■ **Work to do**
Each line below should be retyped exactly, with no pictures.

■ **Source excerpt**
------------------------------------------------------------------------

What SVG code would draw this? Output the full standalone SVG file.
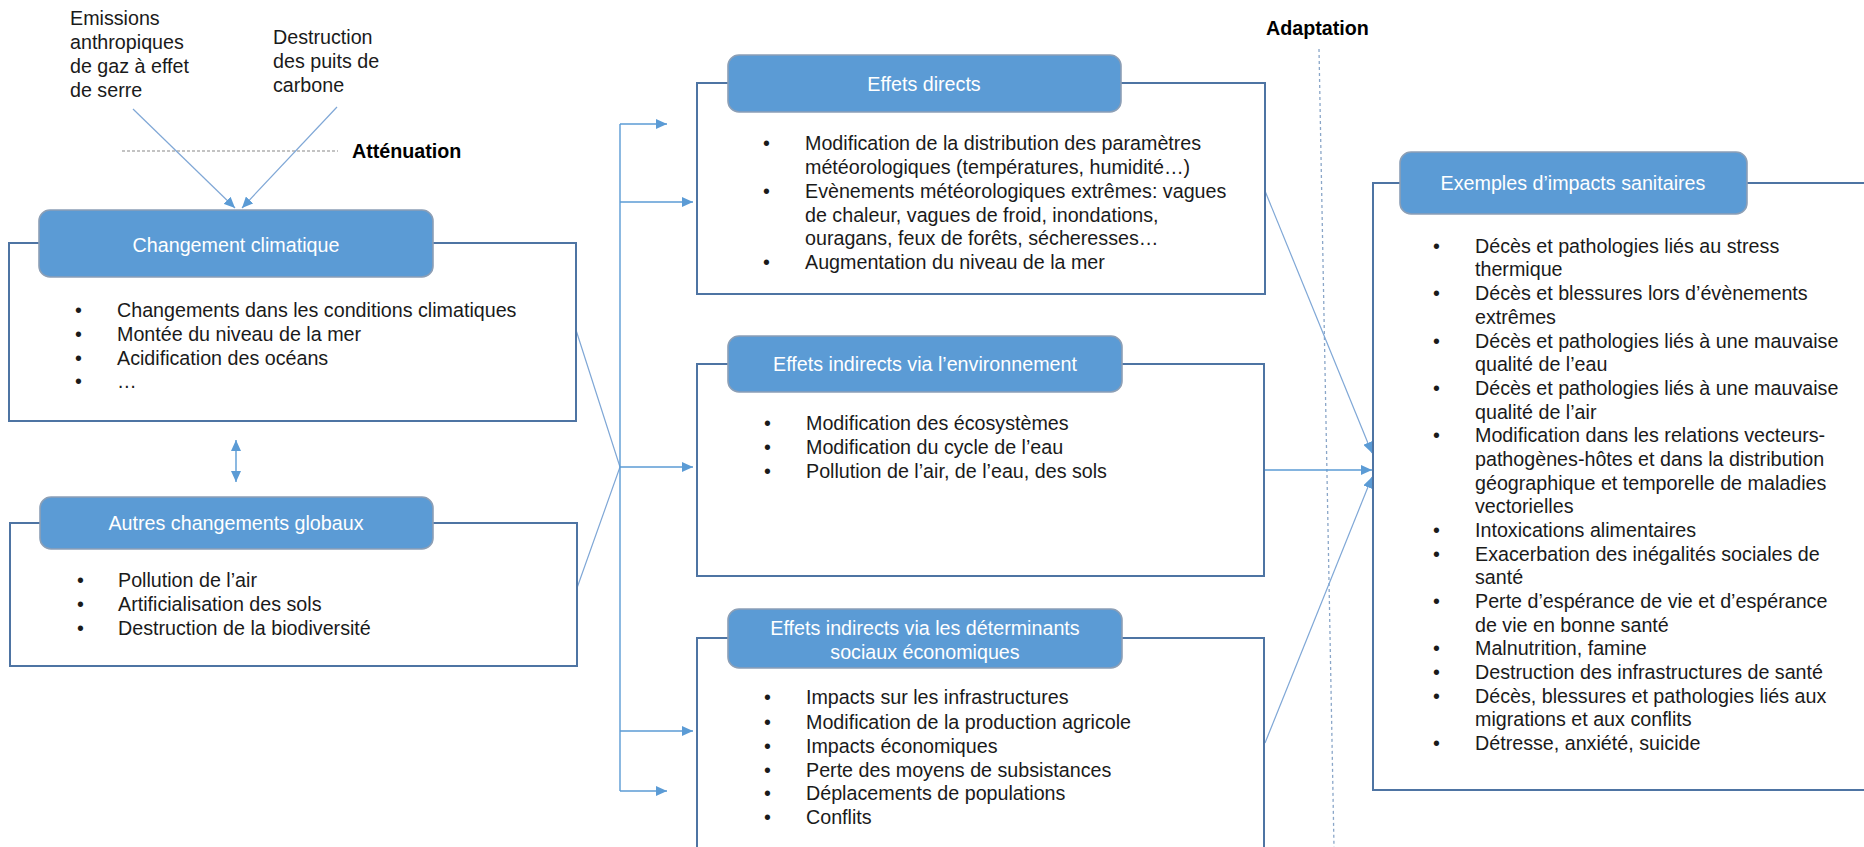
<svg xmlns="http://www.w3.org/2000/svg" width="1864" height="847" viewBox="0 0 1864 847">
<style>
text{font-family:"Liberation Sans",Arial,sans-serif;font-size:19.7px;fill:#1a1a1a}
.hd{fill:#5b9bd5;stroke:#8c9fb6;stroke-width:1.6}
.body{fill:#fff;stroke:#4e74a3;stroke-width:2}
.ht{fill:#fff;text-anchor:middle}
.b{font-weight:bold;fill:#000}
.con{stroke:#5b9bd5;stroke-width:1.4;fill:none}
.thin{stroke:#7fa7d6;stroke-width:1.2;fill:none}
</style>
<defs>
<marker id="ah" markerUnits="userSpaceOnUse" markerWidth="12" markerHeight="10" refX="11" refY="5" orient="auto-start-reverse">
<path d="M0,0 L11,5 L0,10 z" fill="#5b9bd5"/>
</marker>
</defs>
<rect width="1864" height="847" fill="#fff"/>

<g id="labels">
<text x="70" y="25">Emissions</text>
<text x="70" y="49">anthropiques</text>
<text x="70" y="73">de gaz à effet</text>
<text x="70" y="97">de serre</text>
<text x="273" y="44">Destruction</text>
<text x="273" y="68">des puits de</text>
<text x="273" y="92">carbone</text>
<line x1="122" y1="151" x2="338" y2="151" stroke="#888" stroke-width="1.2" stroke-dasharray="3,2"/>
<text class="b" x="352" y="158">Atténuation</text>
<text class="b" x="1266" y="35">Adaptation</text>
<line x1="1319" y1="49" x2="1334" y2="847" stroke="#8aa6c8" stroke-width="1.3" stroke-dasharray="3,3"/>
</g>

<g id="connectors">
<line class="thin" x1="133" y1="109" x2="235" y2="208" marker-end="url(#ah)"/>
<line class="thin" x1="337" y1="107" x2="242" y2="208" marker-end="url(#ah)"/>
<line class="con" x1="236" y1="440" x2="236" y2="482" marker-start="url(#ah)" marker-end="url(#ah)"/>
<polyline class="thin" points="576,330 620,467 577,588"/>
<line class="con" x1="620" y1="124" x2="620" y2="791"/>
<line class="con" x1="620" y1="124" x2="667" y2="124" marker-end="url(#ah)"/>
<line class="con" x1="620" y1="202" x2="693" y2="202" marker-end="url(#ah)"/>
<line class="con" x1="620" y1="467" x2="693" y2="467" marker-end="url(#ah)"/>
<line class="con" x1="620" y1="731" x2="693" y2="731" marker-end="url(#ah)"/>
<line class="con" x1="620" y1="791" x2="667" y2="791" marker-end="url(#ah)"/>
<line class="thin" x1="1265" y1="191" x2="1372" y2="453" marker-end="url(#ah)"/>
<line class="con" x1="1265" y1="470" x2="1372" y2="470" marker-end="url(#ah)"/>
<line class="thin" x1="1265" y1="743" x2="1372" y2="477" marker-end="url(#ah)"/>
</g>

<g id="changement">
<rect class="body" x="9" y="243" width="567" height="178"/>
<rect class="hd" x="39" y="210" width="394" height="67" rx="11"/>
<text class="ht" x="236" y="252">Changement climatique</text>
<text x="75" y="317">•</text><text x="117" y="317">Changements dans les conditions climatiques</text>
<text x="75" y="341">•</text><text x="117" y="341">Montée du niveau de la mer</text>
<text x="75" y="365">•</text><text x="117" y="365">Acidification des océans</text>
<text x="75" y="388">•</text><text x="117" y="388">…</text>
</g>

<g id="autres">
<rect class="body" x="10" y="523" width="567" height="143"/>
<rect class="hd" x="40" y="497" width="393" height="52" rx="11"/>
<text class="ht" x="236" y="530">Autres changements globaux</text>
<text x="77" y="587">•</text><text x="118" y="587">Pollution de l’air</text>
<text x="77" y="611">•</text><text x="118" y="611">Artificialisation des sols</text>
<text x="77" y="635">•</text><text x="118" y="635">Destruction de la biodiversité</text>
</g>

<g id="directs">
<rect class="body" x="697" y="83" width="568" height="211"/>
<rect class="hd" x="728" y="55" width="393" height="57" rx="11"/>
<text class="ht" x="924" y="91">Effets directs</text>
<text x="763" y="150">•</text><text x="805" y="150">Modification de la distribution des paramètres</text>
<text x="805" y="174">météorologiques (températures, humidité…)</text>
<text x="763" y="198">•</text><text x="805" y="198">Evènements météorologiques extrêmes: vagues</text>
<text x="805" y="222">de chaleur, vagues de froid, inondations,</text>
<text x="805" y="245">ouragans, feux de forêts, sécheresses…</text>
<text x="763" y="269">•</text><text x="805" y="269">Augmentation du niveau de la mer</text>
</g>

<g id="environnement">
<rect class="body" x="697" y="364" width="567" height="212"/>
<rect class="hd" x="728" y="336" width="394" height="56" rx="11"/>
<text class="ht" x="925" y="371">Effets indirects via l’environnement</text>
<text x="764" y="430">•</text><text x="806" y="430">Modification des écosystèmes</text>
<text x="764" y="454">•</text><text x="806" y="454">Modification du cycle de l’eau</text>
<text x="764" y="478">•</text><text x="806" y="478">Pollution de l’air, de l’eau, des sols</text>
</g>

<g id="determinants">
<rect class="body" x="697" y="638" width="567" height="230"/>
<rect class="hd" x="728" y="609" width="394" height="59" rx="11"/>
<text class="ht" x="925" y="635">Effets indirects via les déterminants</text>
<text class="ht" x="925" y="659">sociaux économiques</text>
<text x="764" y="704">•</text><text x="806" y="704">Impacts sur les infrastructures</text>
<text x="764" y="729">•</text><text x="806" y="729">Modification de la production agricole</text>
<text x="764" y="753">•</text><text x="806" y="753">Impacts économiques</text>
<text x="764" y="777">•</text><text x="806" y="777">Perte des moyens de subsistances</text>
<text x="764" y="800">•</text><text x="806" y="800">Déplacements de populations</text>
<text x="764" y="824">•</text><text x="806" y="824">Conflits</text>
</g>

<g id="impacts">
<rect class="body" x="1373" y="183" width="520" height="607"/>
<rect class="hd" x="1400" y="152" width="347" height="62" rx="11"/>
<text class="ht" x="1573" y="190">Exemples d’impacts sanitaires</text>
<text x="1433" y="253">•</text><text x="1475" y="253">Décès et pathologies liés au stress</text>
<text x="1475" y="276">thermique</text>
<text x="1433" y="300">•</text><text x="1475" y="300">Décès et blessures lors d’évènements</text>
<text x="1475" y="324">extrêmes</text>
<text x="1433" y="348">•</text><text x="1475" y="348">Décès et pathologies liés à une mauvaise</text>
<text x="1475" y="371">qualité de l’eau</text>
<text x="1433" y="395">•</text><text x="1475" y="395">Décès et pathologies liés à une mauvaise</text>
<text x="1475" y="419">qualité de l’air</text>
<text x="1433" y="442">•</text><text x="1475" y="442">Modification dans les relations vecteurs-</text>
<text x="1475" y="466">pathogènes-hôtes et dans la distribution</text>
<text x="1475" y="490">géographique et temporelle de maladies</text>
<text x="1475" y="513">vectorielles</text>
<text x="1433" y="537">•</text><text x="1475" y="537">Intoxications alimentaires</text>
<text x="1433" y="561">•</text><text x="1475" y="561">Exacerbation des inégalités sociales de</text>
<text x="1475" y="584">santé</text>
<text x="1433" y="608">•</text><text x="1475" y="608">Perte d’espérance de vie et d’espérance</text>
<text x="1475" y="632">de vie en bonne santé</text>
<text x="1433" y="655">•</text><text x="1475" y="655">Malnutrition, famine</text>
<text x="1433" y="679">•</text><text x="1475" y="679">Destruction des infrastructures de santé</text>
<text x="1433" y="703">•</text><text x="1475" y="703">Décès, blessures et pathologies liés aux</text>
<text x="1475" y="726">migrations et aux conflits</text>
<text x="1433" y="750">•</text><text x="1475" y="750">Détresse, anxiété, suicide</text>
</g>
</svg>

------------------------------------------------------------------------

■ **Reply**
What SVG code would draw this? Output the full standalone SVG file.
<svg xmlns="http://www.w3.org/2000/svg" width="1864" height="847" viewBox="0 0 1864 847">
<style>
text{font-family:"Liberation Sans",Arial,sans-serif;font-size:19.7px;fill:#1a1a1a}
.hd{fill:#5b9bd5;stroke:#8c9fb6;stroke-width:1.6}
.body{fill:#fff;stroke:#4e74a3;stroke-width:2}
.ht{fill:#fff;text-anchor:middle}
.b{font-weight:bold;fill:#000}
.con{stroke:#5b9bd5;stroke-width:1.4;fill:none}
.thin{stroke:#7fa7d6;stroke-width:1.2;fill:none}
</style>
<defs>
<marker id="ah" markerUnits="userSpaceOnUse" markerWidth="12" markerHeight="10" refX="11" refY="5" orient="auto-start-reverse">
<path d="M0,0 L11,5 L0,10 z" fill="#5b9bd5"/>
</marker>
</defs>
<rect width="1864" height="847" fill="#fff"/>

<g id="labels">
<text x="70" y="25">Emissions</text>
<text x="70" y="49">anthropiques</text>
<text x="70" y="73">de gaz à effet</text>
<text x="70" y="97">de serre</text>
<text x="273" y="44">Destruction</text>
<text x="273" y="68">des puits de</text>
<text x="273" y="92">carbone</text>
<line x1="122" y1="151" x2="338" y2="151" stroke="#888" stroke-width="1.2" stroke-dasharray="3,2"/>
<text class="b" x="352" y="158">Atténuation</text>
<text class="b" x="1266" y="35">Adaptation</text>
<line x1="1319" y1="49" x2="1334" y2="847" stroke="#8aa6c8" stroke-width="1.3" stroke-dasharray="3,3"/>
</g>

<g id="connectors">
<line class="thin" x1="133" y1="109" x2="235" y2="208" marker-end="url(#ah)"/>
<line class="thin" x1="337" y1="107" x2="242" y2="208" marker-end="url(#ah)"/>
<line class="con" x1="236" y1="440" x2="236" y2="482" marker-start="url(#ah)" marker-end="url(#ah)"/>
<polyline class="thin" points="576,330 620,467 577,588"/>
<line class="con" x1="620" y1="124" x2="620" y2="791"/>
<line class="con" x1="620" y1="124" x2="667" y2="124" marker-end="url(#ah)"/>
<line class="con" x1="620" y1="202" x2="693" y2="202" marker-end="url(#ah)"/>
<line class="con" x1="620" y1="467" x2="693" y2="467" marker-end="url(#ah)"/>
<line class="con" x1="620" y1="731" x2="693" y2="731" marker-end="url(#ah)"/>
<line class="con" x1="620" y1="791" x2="667" y2="791" marker-end="url(#ah)"/>
<line class="thin" x1="1265" y1="191" x2="1372" y2="453" marker-end="url(#ah)"/>
<line class="con" x1="1265" y1="470" x2="1372" y2="470" marker-end="url(#ah)"/>
<line class="thin" x1="1265" y1="743" x2="1372" y2="477" marker-end="url(#ah)"/>
</g>

<g id="changement">
<rect class="body" x="9" y="243" width="567" height="178"/>
<rect class="hd" x="39" y="210" width="394" height="67" rx="11"/>
<text class="ht" x="236" y="252">Changement climatique</text>
<text x="75" y="317">•</text><text x="117" y="317">Changements dans les conditions climatiques</text>
<text x="75" y="341">•</text><text x="117" y="341">Montée du niveau de la mer</text>
<text x="75" y="365">•</text><text x="117" y="365">Acidification des océans</text>
<text x="75" y="388">•</text><text x="117" y="388">…</text>
</g>

<g id="autres">
<rect class="body" x="10" y="523" width="567" height="143"/>
<rect class="hd" x="40" y="497" width="393" height="52" rx="11"/>
<text class="ht" x="236" y="530">Autres changements globaux</text>
<text x="77" y="587">•</text><text x="118" y="587">Pollution de l’air</text>
<text x="77" y="611">•</text><text x="118" y="611">Artificialisation des sols</text>
<text x="77" y="635">•</text><text x="118" y="635">Destruction de la biodiversité</text>
</g>

<g id="directs">
<rect class="body" x="697" y="83" width="568" height="211"/>
<rect class="hd" x="728" y="55" width="393" height="57" rx="11"/>
<text class="ht" x="924" y="91">Effets directs</text>
<text x="763" y="150">•</text><text x="805" y="150">Modification de la distribution des paramètres</text>
<text x="805" y="174">météorologiques (températures, humidité…)</text>
<text x="763" y="198">•</text><text x="805" y="198">Evènements météorologiques extrêmes: vagues</text>
<text x="805" y="222">de chaleur, vagues de froid, inondations,</text>
<text x="805" y="245">ouragans, feux de forêts, sécheresses…</text>
<text x="763" y="269">•</text><text x="805" y="269">Augmentation du niveau de la mer</text>
</g>

<g id="environnement">
<rect class="body" x="697" y="364" width="567" height="212"/>
<rect class="hd" x="728" y="336" width="394" height="56" rx="11"/>
<text class="ht" x="925" y="371">Effets indirects via l’environnement</text>
<text x="764" y="430">•</text><text x="806" y="430">Modification des écosystèmes</text>
<text x="764" y="454">•</text><text x="806" y="454">Modification du cycle de l’eau</text>
<text x="764" y="478">•</text><text x="806" y="478">Pollution de l’air, de l’eau, des sols</text>
</g>

<g id="determinants">
<rect class="body" x="697" y="638" width="567" height="230"/>
<rect class="hd" x="728" y="609" width="394" height="59" rx="11"/>
<text class="ht" x="925" y="635">Effets indirects via les déterminants</text>
<text class="ht" x="925" y="659">sociaux économiques</text>
<text x="764" y="704">•</text><text x="806" y="704">Impacts sur les infrastructures</text>
<text x="764" y="729">•</text><text x="806" y="729">Modification de la production agricole</text>
<text x="764" y="753">•</text><text x="806" y="753">Impacts économiques</text>
<text x="764" y="777">•</text><text x="806" y="777">Perte des moyens de subsistances</text>
<text x="764" y="800">•</text><text x="806" y="800">Déplacements de populations</text>
<text x="764" y="824">•</text><text x="806" y="824">Conflits</text>
</g>

<g id="impacts">
<rect class="body" x="1373" y="183" width="520" height="607"/>
<rect class="hd" x="1400" y="152" width="347" height="62" rx="11"/>
<text class="ht" x="1573" y="190">Exemples d’impacts sanitaires</text>
<text x="1433" y="253">•</text><text x="1475" y="253">Décès et pathologies liés au stress</text>
<text x="1475" y="276">thermique</text>
<text x="1433" y="300">•</text><text x="1475" y="300">Décès et blessures lors d’évènements</text>
<text x="1475" y="324">extrêmes</text>
<text x="1433" y="348">•</text><text x="1475" y="348">Décès et pathologies liés à une mauvaise</text>
<text x="1475" y="371">qualité de l’eau</text>
<text x="1433" y="395">•</text><text x="1475" y="395">Décès et pathologies liés à une mauvaise</text>
<text x="1475" y="419">qualité de l’air</text>
<text x="1433" y="442">•</text><text x="1475" y="442">Modification dans les relations vecteurs-</text>
<text x="1475" y="466">pathogènes-hôtes et dans la distribution</text>
<text x="1475" y="490">géographique et temporelle de maladies</text>
<text x="1475" y="513">vectorielles</text>
<text x="1433" y="537">•</text><text x="1475" y="537">Intoxications alimentaires</text>
<text x="1433" y="561">•</text><text x="1475" y="561">Exacerbation des inégalités sociales de</text>
<text x="1475" y="584">santé</text>
<text x="1433" y="608">•</text><text x="1475" y="608">Perte d’espérance de vie et d’espérance</text>
<text x="1475" y="632">de vie en bonne santé</text>
<text x="1433" y="655">•</text><text x="1475" y="655">Malnutrition, famine</text>
<text x="1433" y="679">•</text><text x="1475" y="679">Destruction des infrastructures de santé</text>
<text x="1433" y="703">•</text><text x="1475" y="703">Décès, blessures et pathologies liés aux</text>
<text x="1475" y="726">migrations et aux conflits</text>
<text x="1433" y="750">•</text><text x="1475" y="750">Détresse, anxiété, suicide</text>
</g>
</svg>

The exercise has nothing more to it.